Пасторский сюртук | страница 23
Вальдштайнский народ долго доказывал новой власти свою строптивость, косяком помирая от оспы, кровавого поноса и цинги и тем самым лишая прусскую корону многих бесценных объектов налогообложения. Пастор гремел о начальниках, которые не напрасно носят меч, и генералова трость с серебряным набалдашником выколачивала из мужиков гордыню, как служанка, стирая белье, вальком выколачивает грязь. Но проку было мало. Голодные гвардейские батальоны не оставили в живых ни собачонки, ни петуха.

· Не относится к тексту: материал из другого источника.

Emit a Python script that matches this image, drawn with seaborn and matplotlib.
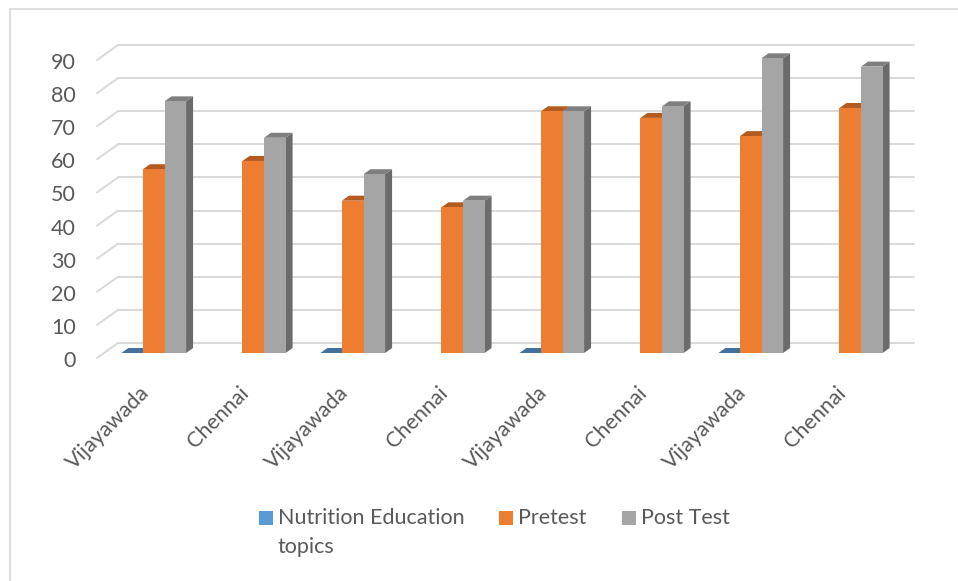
import numpy as np
import pandas as pd
import seaborn as sns
import matplotlib
matplotlib.use("Agg")
import matplotlib.pyplot as plt
from matplotlib.patches import Polygon, Rectangle
from matplotlib.lines import Line2D

# ---- data -------------------------------------------------------------
locations = ["Vijayawada", "Chennai", "Vijayawada", "Chennai",
             "Vijayawada", "Chennai", "Vijayawada", "Chennai"]
nutrition_topics = [0, np.nan, 0, np.nan, 0, np.nan, 0, np.nan]
pretest = [55.5, 58, 46, 44, 73, 71, 65.5, 74]
post_test = [76, 65, 54, 46, 73, 74.5, 89, 86.5]
series_names = ["Nutrition Education topics", "Pretest", "Post Test"]
y_ticks = [0, 10, 20, 30, 40, 50, 60, 70, 80, 90]

# ---- styling ----------------------------------------------------------
FONT = ["Lato", "DejaVu Sans"]
FS = 15.5
TEXT = "#595959"
GRID = "#D9D9D9"
front_col = {"Nutrition Education topics": "#5B9BD5",
             "Pretest": "#ED7D31", "Post Test": "#A5A5A5"}
top_col = {"Nutrition Education topics": "#41719C",
           "Pretest": "#B55A1E", "Post Test": "#7F7F7F"}
side_col = {"Nutrition Education topics": "#3A6690",
            "Pretest": "#A85220", "Post Test": "#6B6B6B"}

sns.set_theme(style="white")
plt.rcParams["font.family"] = FONT

W, H, DPI = 958, 581, 100
fig = plt.figure(figsize=(W / DPI, H / DPI), dpi=DPI)
fig.patch.set_facecolor("white")

# front plane of the bars (pixel box: x 104..900, y 55..353 from top)
ax = fig.add_axes([104 / W, (H - 353) / H, 796 / W, 298 / H])

rows = []
for i in range(len(locations)):
    for name, vals in zip(series_names, [nutrition_topics, pretest, post_test]):
        rows.append({"group": i, "series": name, "value": vals[i]})
df = pd.DataFrame(rows)

sns.barplot(data=df, x="group", y="value", hue="series", hue_order=series_names,
            palette=front_col, width=0.65, errorbar=None, saturation=1,
            linewidth=0, legend=False, ax=ax, zorder=2)

ax.set_xlim(-0.5, len(locations) - 0.5)
ax.set_ylim(0, 90)
ax.set_axis_off()


def px_to_data(dx_px, dy_px):
    o = ax.transData.transform((0, 0))
    ux = ax.transData.transform((1, 0))[0] - o[0]
    uy = ax.transData.transform((0, 1))[1] - o[1]
    return dx_px / ux, dy_px / uy


bdx, bdy = px_to_data(7, 5)      # depth of a column
wdx, wdy = px_to_data(14, 10)    # front plane -> back wall
fdx, fdy = px_to_data(-7, -5)    # front plane -> front edge of floor

# back wall gridlines and left wall diagonals
x_left, x_right = -0.5, len(locations) - 0.5
lx, ly = px_to_data(-28, -8)
for v in y_ticks:
    ax.add_line(Line2D([x_left + wdx, x_right + wdx], [v + wdy, v + wdy],
                       color=GRID, lw=1.4, zorder=0.5, clip_on=False))
    ax.add_line(Line2D([x_left + fdx, x_left + wdx], [v + fdy, v + wdy],
                       color=GRID, lw=1.4, zorder=0.5, clip_on=False))
    ax.text(x_left + lx, v + ly, str(v), ha="right", va="center",
            fontsize=FS, color=TEXT, family=FONT, clip_on=False)

# 3-D top and side faces for each column
for name, container in zip(series_names, ax.containers):
    for p in container.patches:
        h = p.get_height()
        if np.isnan(h):
            continue
        p.set_zorder(2)
        p.set_clip_on(False)
        x0, w = p.get_x(), p.get_width()
        top = [(x0, h), (x0 + w, h), (x0 + w + bdx, h + bdy), (x0 + bdx, h + bdy)]
        ax.add_patch(Polygon(top, closed=True, facecolor=top_col[name],
                             edgecolor="none", zorder=1.5, clip_on=False))
        if h > 0:
            side = [(x0 + w, 0), (x0 + w, h), (x0 + w + bdx, h + bdy),
                    (x0 + w + bdx, bdy)]
            ax.add_patch(Polygon(side, closed=True, facecolor=side_col[name],
                                 edgecolor="none", zorder=1, clip_on=False))

# category labels, rotated along the floor
cx, cy = px_to_data(-8, -37)
for i, lab in enumerate(locations):
    ax.text(i + cx, cy, lab, rotation=45, rotation_mode="anchor",
            ha="right", va="center", fontsize=FS, color=TEXT,
            family=FONT, clip_on=False)

# legend
legend_items = [("Nutrition Education", 259), ("Pretest", 499), ("Post Test", 622)]
for (label, xpx), name in zip(legend_items, series_names):
    fig.patches.append(Rectangle((xpx / W, (H - 525) / H), 14 / W, 14 / H,
                                 transform=fig.transFigure,
                                 facecolor=front_col[name], edgecolor="none"))
    fig.text((xpx + 19) / W, (H - 518) / H, label, ha="left", va="center",
             fontsize=FS, color=TEXT, family=FONT)
fig.text((259 + 19) / W, (H - 547) / H, "topics", ha="left", va="center",
         fontsize=FS, color=TEXT, family=FONT)

# chart border
fig.lines.append(Line2D([10 / W, 10 / W], [0, (H - 9) / H], transform=fig.transFigure,
                        color=GRID, lw=1.2))
fig.lines.append(Line2D([10 / W, 1], [(H - 9) / H, (H - 9) / H], transform=fig.transFigure,
                        color=GRID, lw=1.2))

fig.savefig("out.png", dpi=DPI)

Нивы окрест Вальдштайна претворились в поля чести, напоенные кровью героев, патетически воспетые высокой риторикой анналов генерального штаба, но, что ни говори, а навозная жижа принесла бы здешней земле куда больше пользы, ибо урожаи в ту пору были, как никогда, скудные. Отдай кесарю кесарево, требовал с кафедры пробст. Оно конечно, бурчали вальдштайнские пентюхи, только отдавать-то, черт побери, нечего.

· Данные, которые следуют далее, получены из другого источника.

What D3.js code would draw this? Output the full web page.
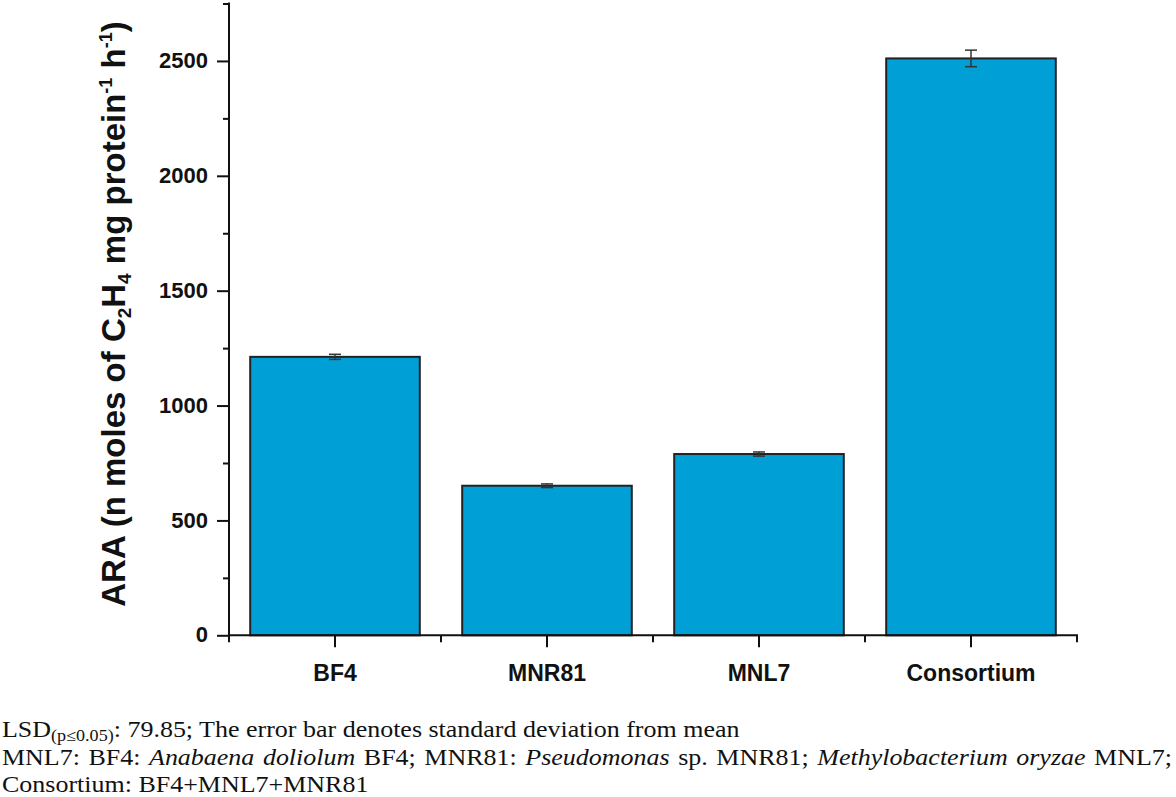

Потом настали годы поурожайнее, крестьяне начали благоденствовать и плодиться, как полевки. Генералу их новое преуспеяние было не в радость. Он надзирал за этим сбродом, как усердный егерь надзирает в охотничьих угодьях за вредным зверьем, — сажал их в колодки, запирал в холодную, порол и стрелял по ним из дробовика, когда охотничья удача ему изменяла. Дело в том, что генерал был идеалист, одержимый мечтой об идеальном крестьянине, сером, безропотном, трудолюбивом, который сыт водой да воздухом, а последний грош сует в кулак суверена, поелику преисполнен самоотречения и жаркой преданности господину. Женщинам, кроме небольшого числа, коему должно услаждать начальников во дворце, следовало быть неказистыми и неприхотливыми, как булыжник на дороге. Когда крестьяне устраивали праздники и деревенские женщины, нарядные, в расшитых юбках, сияли бесхитростной радостью жизни, генерал кипел бессильной злобой на это никчемное расточительство. Однако крестьяне упорно не желали соответствовать его идеалу, сколько он их ни драл и ни окорачивал. В смирении и испуге они склонялись перед его гневом, но всякий раз опять вставали, как примятая трава, и кишели под жесткими его каблуками, неистребимые, словно мокрицы. Все попытки генерала и шевалье приструнить здешний сброд, подвести под один ранжир разбивались о мягкую суконную стену.
Со временем генерала, сизо-багрового от токайского, ипохондрии и презрения к людям, сразила подагра — приковала к креслу. Он по-прежнему мог командовать: например, велел придвинуть кресло к окну, чтобы полюбоваться, как спускают шкуру с какого-нибудь арендатора, но лорнировал эту сцену с отвращением, которое коренится в разбитых иллюзиях. Он по-прежнему, пользуясь своим правом сеньора, мог лишать деревенских девок невинности, но делал это без пыла и увлечения, скорее для проформы, потому что гораздо больше любил конюхов и розовощеких корнетов, а вдобавок частенько терпел в алькове унизительное поражение. Оттого что сидел сиднем, он мучился изжогой и целыми днями отрыгивал свою ядовитую злобу, вроде как дохлая гадюка — страшный с виду, а на деле уже далеко не такой опасный.